[Records from a data source]
■ ■ ■ ■ ■ ■ ■

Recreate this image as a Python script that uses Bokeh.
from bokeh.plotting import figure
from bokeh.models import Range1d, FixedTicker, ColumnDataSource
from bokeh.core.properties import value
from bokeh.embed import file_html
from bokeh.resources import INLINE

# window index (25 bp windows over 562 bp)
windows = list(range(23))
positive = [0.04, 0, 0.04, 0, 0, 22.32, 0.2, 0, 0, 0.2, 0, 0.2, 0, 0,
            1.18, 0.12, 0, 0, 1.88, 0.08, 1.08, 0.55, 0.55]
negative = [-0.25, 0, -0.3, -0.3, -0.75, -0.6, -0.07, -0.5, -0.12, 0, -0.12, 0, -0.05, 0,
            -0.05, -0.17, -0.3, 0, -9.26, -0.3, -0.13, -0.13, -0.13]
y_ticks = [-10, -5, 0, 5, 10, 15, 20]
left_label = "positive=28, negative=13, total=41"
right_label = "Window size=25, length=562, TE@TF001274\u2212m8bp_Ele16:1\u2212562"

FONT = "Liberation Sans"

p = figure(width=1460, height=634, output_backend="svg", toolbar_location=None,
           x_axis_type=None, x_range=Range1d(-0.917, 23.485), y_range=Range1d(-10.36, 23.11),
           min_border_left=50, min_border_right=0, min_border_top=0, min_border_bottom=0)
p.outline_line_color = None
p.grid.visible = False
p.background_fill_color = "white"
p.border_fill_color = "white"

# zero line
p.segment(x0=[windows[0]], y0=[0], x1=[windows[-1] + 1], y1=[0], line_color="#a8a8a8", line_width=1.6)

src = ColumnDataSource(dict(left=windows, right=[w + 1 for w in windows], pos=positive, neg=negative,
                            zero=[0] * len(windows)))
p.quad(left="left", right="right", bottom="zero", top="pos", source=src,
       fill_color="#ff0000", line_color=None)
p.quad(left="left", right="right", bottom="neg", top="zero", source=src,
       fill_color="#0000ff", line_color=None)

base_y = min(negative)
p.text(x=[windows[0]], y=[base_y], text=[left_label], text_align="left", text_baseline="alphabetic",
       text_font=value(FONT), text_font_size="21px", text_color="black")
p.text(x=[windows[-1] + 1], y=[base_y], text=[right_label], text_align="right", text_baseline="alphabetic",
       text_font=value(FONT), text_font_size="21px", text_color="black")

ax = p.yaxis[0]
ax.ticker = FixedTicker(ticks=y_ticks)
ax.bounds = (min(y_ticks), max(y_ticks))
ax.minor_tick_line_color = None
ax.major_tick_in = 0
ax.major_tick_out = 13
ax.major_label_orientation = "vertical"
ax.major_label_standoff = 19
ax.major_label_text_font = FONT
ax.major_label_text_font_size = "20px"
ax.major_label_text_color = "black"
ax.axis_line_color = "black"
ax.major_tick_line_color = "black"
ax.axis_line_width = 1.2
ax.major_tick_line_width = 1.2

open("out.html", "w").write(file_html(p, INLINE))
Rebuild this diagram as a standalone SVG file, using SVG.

■ ■ ■ ■ ■ ■ ■

Give the entries once more, exactly as they appear.

# [Written reply]
Recreate this image as a Python script that uses Bokeh.
from bokeh.plotting import figure
from bokeh.models import Range1d, FixedTicker, ColumnDataSource
from bokeh.core.properties import value
from bokeh.embed import file_html
from bokeh.resources import INLINE

# window index (25 bp windows over 562 bp)
windows = list(range(23))
positive = [0.04, 0, 0.04, 0, 0, 22.32, 0.2, 0, 0, 0.2, 0, 0.2, 0, 0,
            1.18, 0.12, 0, 0, 1.88, 0.08, 1.08, 0.55, 0.55]
negative = [-0.25, 0, -0.3, -0.3, -0.75, -0.6, -0.07, -0.5, -0.12, 0, -0.12, 0, -0.05, 0,
            -0.05, -0.17, -0.3, 0, -9.26, -0.3, -0.13, -0.13, -0.13]
y_ticks = [-10, -5, 0, 5, 10, 15, 20]
left_label = "positive=28, negative=13, total=41"
right_label = "Window size=25, length=562, TE@TF001274\u2212m8bp_Ele16:1\u2212562"

FONT = "Liberation Sans"

p = figure(width=1460, height=634, output_backend="svg", toolbar_location=None,
           x_axis_type=None, x_range=Range1d(-0.917, 23.485), y_range=Range1d(-10.36, 23.11),
           min_border_left=50, min_border_right=0, min_border_top=0, min_border_bottom=0)
p.outline_line_color = None
p.grid.visible = False
p.background_fill_color = "white"
p.border_fill_color = "white"

# zero line
p.segment(x0=[windows[0]], y0=[0], x1=[windows[-1] + 1], y1=[0], line_color="#a8a8a8", line_width=1.6)

src = ColumnDataSource(dict(left=windows, right=[w + 1 for w in windows], pos=positive, neg=negative,
                            zero=[0] * len(windows)))
p.quad(left="left", right="right", bottom="zero", top="pos", source=src,
       fill_color="#ff0000", line_color=None)
p.quad(left="left", right="right", bottom="neg", top="zero", source=src,
       fill_color="#0000ff", line_color=None)

base_y = min(negative)
p.text(x=[windows[0]], y=[base_y], text=[left_label], text_align="left", text_baseline="alphabetic",
       text_font=value(FONT), text_font_size="21px", text_color="black")
p.text(x=[windows[-1] + 1], y=[base_y], text=[right_label], text_align="right", text_baseline="alphabetic",
       text_font=value(FONT), text_font_size="21px", text_color="black")

ax = p.yaxis[0]
ax.ticker = FixedTicker(ticks=y_ticks)
ax.bounds = (min(y_ticks), max(y_ticks))
ax.minor_tick_line_color = None
ax.major_tick_in = 0
ax.major_tick_out = 13
ax.major_label_orientation = "vertical"
ax.major_label_standoff = 19
ax.major_label_text_font = FONT
ax.major_label_text_font_size = "20px"
ax.major_label_text_color = "black"
ax.axis_line_color = "black"
ax.major_tick_line_color = "black"
ax.axis_line_width = 1.2
ax.major_tick_line_width = 1.2

open("out.html", "w").write(file_html(p, INLINE))
Rebuild this diagram as a standalone SVG file, using SVG.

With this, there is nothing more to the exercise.